──────── Source material ────────

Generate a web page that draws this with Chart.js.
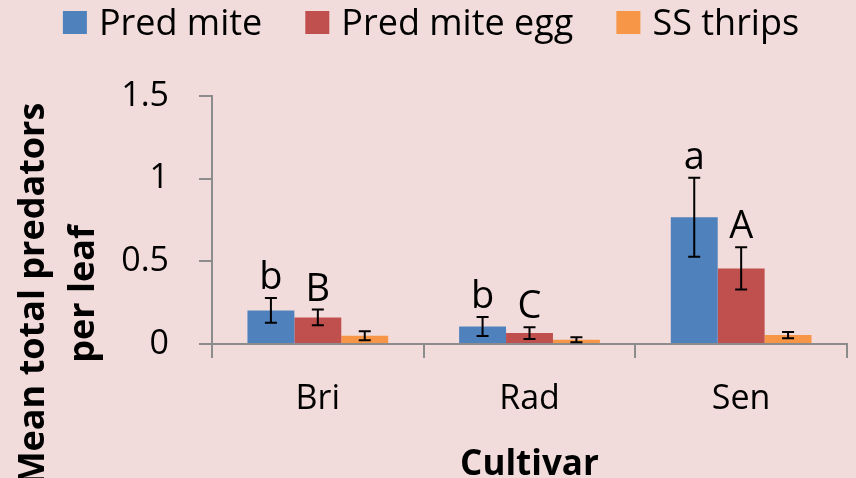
<!DOCTYPE html>
<html>
<head>
<meta charset="utf-8">
<script src="https://cdn.jsdelivr.net/npm/chart.js@4.4.1/dist/chart.umd.min.js"></script>
<style>
  html, body { margin: 0; padding: 0; background: #F2DCDB; }
  canvas { display: block; }
</style>
</head>
<body>
<canvas id="chart" width="856" height="478"></canvas>
<script>
// data
const cultivars = ["Bri", "Rad", "Sen"];
const predMite = [0.203, 0.106, 0.767];
const predMiteErr = [0.075, 0.058, 0.239];
const predMiteEgg = [0.161, 0.066, 0.457];
const predMiteEggErr = [0.047, 0.036, 0.128];
const ssThrips = [0.050, 0.026, 0.054];
const ssThripsErr = [0.027, 0.015, 0.019];
const miteLetters = ["b", "b", "a"];
const eggLetters = ["B", "C", "A"];
const thripsLetters = ["", "", ""];

const FONT = "'Open Sans', sans-serif";
const AXIS_GREY = "#8c8c8c";

// error bars + significance letters
const errorBars = {
  id: "errorBars",
  afterDatasetsDraw(chart) {
    const ctx = chart.ctx;
    const y = chart.scales.y;
    ctx.save();
    chart.data.datasets.forEach((ds, i) => {
      const meta = chart.getDatasetMeta(i);
      meta.data.forEach((bar, j) => {
        const v = ds.data[j];
        const e = ds.errors[j];
        const top = y.getPixelForValue(v + e);
        const bot = y.getPixelForValue(v - e);
        ctx.strokeStyle = "#000";
        ctx.lineWidth = 2;
        ctx.beginPath();
        ctx.moveTo(bar.x, top);
        ctx.lineTo(bar.x, bot);
        ctx.moveTo(bar.x - 6, top);
        ctx.lineTo(bar.x + 6, top);
        ctx.moveTo(bar.x - 6, bot);
        ctx.lineTo(bar.x + 6, bot);
        ctx.stroke();

        const letter = ds.letters[j];
        if (letter) {
          ctx.fillStyle = "#000";
          ctx.font = "38px " + FONT;
          ctx.textAlign = "center";
          ctx.textBaseline = "alphabetic";
          ctx.fillText(letter, bar.x, top - 9);
        }
      });
    });
    ctx.restore();
  },
};

// legend across the top and the two-line y title
const extras = {
  id: "extras",
  afterDraw(chart) {
    const ctx = chart.ctx;
    ctx.save();
    ctx.font = "36px " + FONT;
    const box = 24, gapText = 12, gapItem = 43;
    const items = chart.data.datasets.map((ds) => ({
      label: ds.label,
      color: ds.backgroundColor,
      w: ctx.measureText(ds.label).width,
    }));
    const total = items.reduce((s, it) => s + box + gapText + it.w, 0) + gapItem * (items.length - 1);
    let x = 431 - total / 2;
    ctx.textBaseline = "alphabetic";
    ctx.textAlign = "left";
    items.forEach((it) => {
      ctx.fillStyle = it.color;
      ctx.fillRect(x, 11, box, 23);
      ctx.fillStyle = "#000";
      ctx.fillText(it.label, x + box + gapText, 35);
      x += box + gapText + it.w + gapItem;
    });

    // y axis title
    ctx.font = "bold 36px " + FONT;
    ctx.textAlign = "center";
    ctx.textBaseline = "middle";
    ctx.fillStyle = "#000";
    ctx.translate(0, 294);
    ctx.rotate(-Math.PI / 2);
    ctx.fillText("Mean total predators", 0, 34);
    ctx.fillText("per leaf", 0, 84);
    ctx.restore();
  },
};

new Chart(document.getElementById("chart"), {
  type: "bar",
  data: {
    labels: cultivars,
    datasets: [
      {
        label: "Pred mite",
        data: predMite,
        errors: predMiteErr,
        letters: miteLetters,
        backgroundColor: "#4F81BD",
      },
      {
        label: "Pred mite egg",
        data: predMiteEgg,
        errors: predMiteEggErr,
        letters: eggLetters,
        backgroundColor: "#C0504D",
      },
      {
        label: "SS thrips",
        data: ssThrips,
        errors: ssThripsErr,
        letters: thripsLetters,
        backgroundColor: "#F79646",
      },
    ],
  },
  options: {
    responsive: false,
    animation: false,
    categoryPercentage: 0.665,
    barPercentage: 1.0,
    layout: { padding: { top: 96, right: 9, left: 0, bottom: 0 } },
    scales: {
      x: {
        grid: {
          drawOnChartArea: false,
          color: AXIS_GREY,
          lineWidth: 2,
          tickLength: 14,
        },
        border: { color: AXIS_GREY, width: 2 },
        ticks: {
          color: "#000",
          font: { family: FONT, size: 34 },
          padding: 21,
        },
        title: {
          display: true,
          text: "Cultivar",
          color: "#000",
          font: { family: FONT, size: 35, weight: "bold", lineHeight: 1 },
          padding: { top: 0, bottom: -5 },
        },
        afterFit(scale) {
          scale.height = 134;
        },
      },
      y: {
        min: 0,
        max: 1.5,
        ticks: {
          stepSize: 0.5,
          color: "#000",
          font: { family: FONT, size: 34 },
          padding: 30,
          callback: (value) => String(value),
        },
        grid: {
          drawOnChartArea: false,
          color: AXIS_GREY,
          lineWidth: 2,
          tickLength: 13,
        },
        border: { color: AXIS_GREY, width: 2 },
        afterFit(scale) {
          scale.width = 212;
        },
      },
    },
    plugins: {
      legend: { display: false },
      tooltip: { enabled: false },
    },
  },
  plugins: [errorBars, extras],
});
</script>
</body>
</html>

────────

* Task goal
Transcribe the whole listing exactly. Pictures are excluded.

* The completed task
Generate a web page that draws this with Chart.js.
<!DOCTYPE html>
<html>
<head>
<meta charset="utf-8">
<script src="https://cdn.jsdelivr.net/npm/chart.js@4.4.1/dist/chart.umd.min.js"></script>
<style>
  html, body { margin: 0; padding: 0; background: #F2DCDB; }
  canvas { display: block; }
</style>
</head>
<body>
<canvas id="chart" width="856" height="478"></canvas>
<script>
// data
const cultivars = ["Bri", "Rad", "Sen"];
const predMite = [0.203, 0.106, 0.767];
const predMiteErr = [0.075, 0.058, 0.239];
const predMiteEgg = [0.161, 0.066, 0.457];
const predMiteEggErr = [0.047, 0.036, 0.128];
const ssThrips = [0.050, 0.026, 0.054];
const ssThripsErr = [0.027, 0.015, 0.019];
const miteLetters = ["b", "b", "a"];
const eggLetters = ["B", "C", "A"];
const thripsLetters = ["", "", ""];

const FONT = "'Open Sans', sans-serif";
const AXIS_GREY = "#8c8c8c";

// error bars + significance letters
const errorBars = {
  id: "errorBars",
  afterDatasetsDraw(chart) {
    const ctx = chart.ctx;
    const y = chart.scales.y;
    ctx.save();
    chart.data.datasets.forEach((ds, i) => {
      const meta = chart.getDatasetMeta(i);
      meta.data.forEach((bar, j) => {
        const v = ds.data[j];
        const e = ds.errors[j];
        const top = y.getPixelForValue(v + e);
        const bot = y.getPixelForValue(v - e);
        ctx.strokeStyle = "#000";
        ctx.lineWidth = 2;
        ctx.beginPath();
        ctx.moveTo(bar.x, top);
        ctx.lineTo(bar.x, bot);
        ctx.moveTo(bar.x - 6, top);
        ctx.lineTo(bar.x + 6, top);
        ctx.moveTo(bar.x - 6, bot);
        ctx.lineTo(bar.x + 6, bot);
        ctx.stroke();

        const letter = ds.letters[j];
        if (letter) {
          ctx.fillStyle = "#000";
          ctx.font = "38px " + FONT;
          ctx.textAlign = "center";
          ctx.textBaseline = "alphabetic";
          ctx.fillText(letter, bar.x, top - 9);
        }
      });
    });
    ctx.restore();
  },
};

// legend across the top and the two-line y title
const extras = {
  id: "extras",
  afterDraw(chart) {
    const ctx = chart.ctx;
    ctx.save();
    ctx.font = "36px " + FONT;
    const box = 24, gapText = 12, gapItem = 43;
    const items = chart.data.datasets.map((ds) => ({
      label: ds.label,
      color: ds.backgroundColor,
      w: ctx.measureText(ds.label).width,
    }));
    const total = items.reduce((s, it) => s + box + gapText + it.w, 0) + gapItem * (items.length - 1);
    let x = 431 - total / 2;
    ctx.textBaseline = "alphabetic";
    ctx.textAlign = "left";
    items.forEach((it) => {
      ctx.fillStyle = it.color;
      ctx.fillRect(x, 11, box, 23);
      ctx.fillStyle = "#000";
      ctx.fillText(it.label, x + box + gapText, 35);
      x += box + gapText + it.w + gapItem;
    });

    // y axis title
    ctx.font = "bold 36px " + FONT;
    ctx.textAlign = "center";
    ctx.textBaseline = "middle";
    ctx.fillStyle = "#000";
    ctx.translate(0, 294);
    ctx.rotate(-Math.PI / 2);
    ctx.fillText("Mean total predators", 0, 34);
    ctx.fillText("per leaf", 0, 84);
    ctx.restore();
  },
};

new Chart(document.getElementById("chart"), {
  type: "bar",
  data: {
    labels: cultivars,
    datasets: [
      {
        label: "Pred mite",
        data: predMite,
        errors: predMiteErr,
        letters: miteLetters,
        backgroundColor: "#4F81BD",
      },
      {
        label: "Pred mite egg",
        data: predMiteEgg,
        errors: predMiteEggErr,
        letters: eggLetters,
        backgroundColor: "#C0504D",
      },
      {
        label: "SS thrips",
        data: ssThrips,
        errors: ssThripsErr,
        letters: thripsLetters,
        backgroundColor: "#F79646",
      },
    ],
  },
  options: {
    responsive: false,
    animation: false,
    categoryPercentage: 0.665,
    barPercentage: 1.0,
    layout: { padding: { top: 96, right: 9, left: 0, bottom: 0 } },
    scales: {
      x: {
        grid: {
          drawOnChartArea: false,
          color: AXIS_GREY,
          lineWidth: 2,
          tickLength: 14,
        },
        border: { color: AXIS_GREY, width: 2 },
        ticks: {
          color: "#000",
          font: { family: FONT, size: 34 },
          padding: 21,
        },
        title: {
          display: true,
          text: "Cultivar",
          color: "#000",
          font: { family: FONT, size: 35, weight: "bold", lineHeight: 1 },
          padding: { top: 0, bottom: -5 },
        },
        afterFit(scale) {
          scale.height = 134;
        },
      },
      y: {
        min: 0,
        max: 1.5,
        ticks: {
          stepSize: 0.5,
          color: "#000",
          font: { family: FONT, size: 34 },
          padding: 30,
          callback: (value) => String(value),
        },
        grid: {
          drawOnChartArea: false,
          color: AXIS_GREY,
          lineWidth: 2,
          tickLength: 13,
        },
        border: { color: AXIS_GREY, width: 2 },
        afterFit(scale) {
          scale.width = 212;
        },
      },
    },
    plugins: {
      legend: { display: false },
      tooltip: { enabled: false },
    },
  },
  plugins: [errorBars, extras],
});
</script>
</body>
</html>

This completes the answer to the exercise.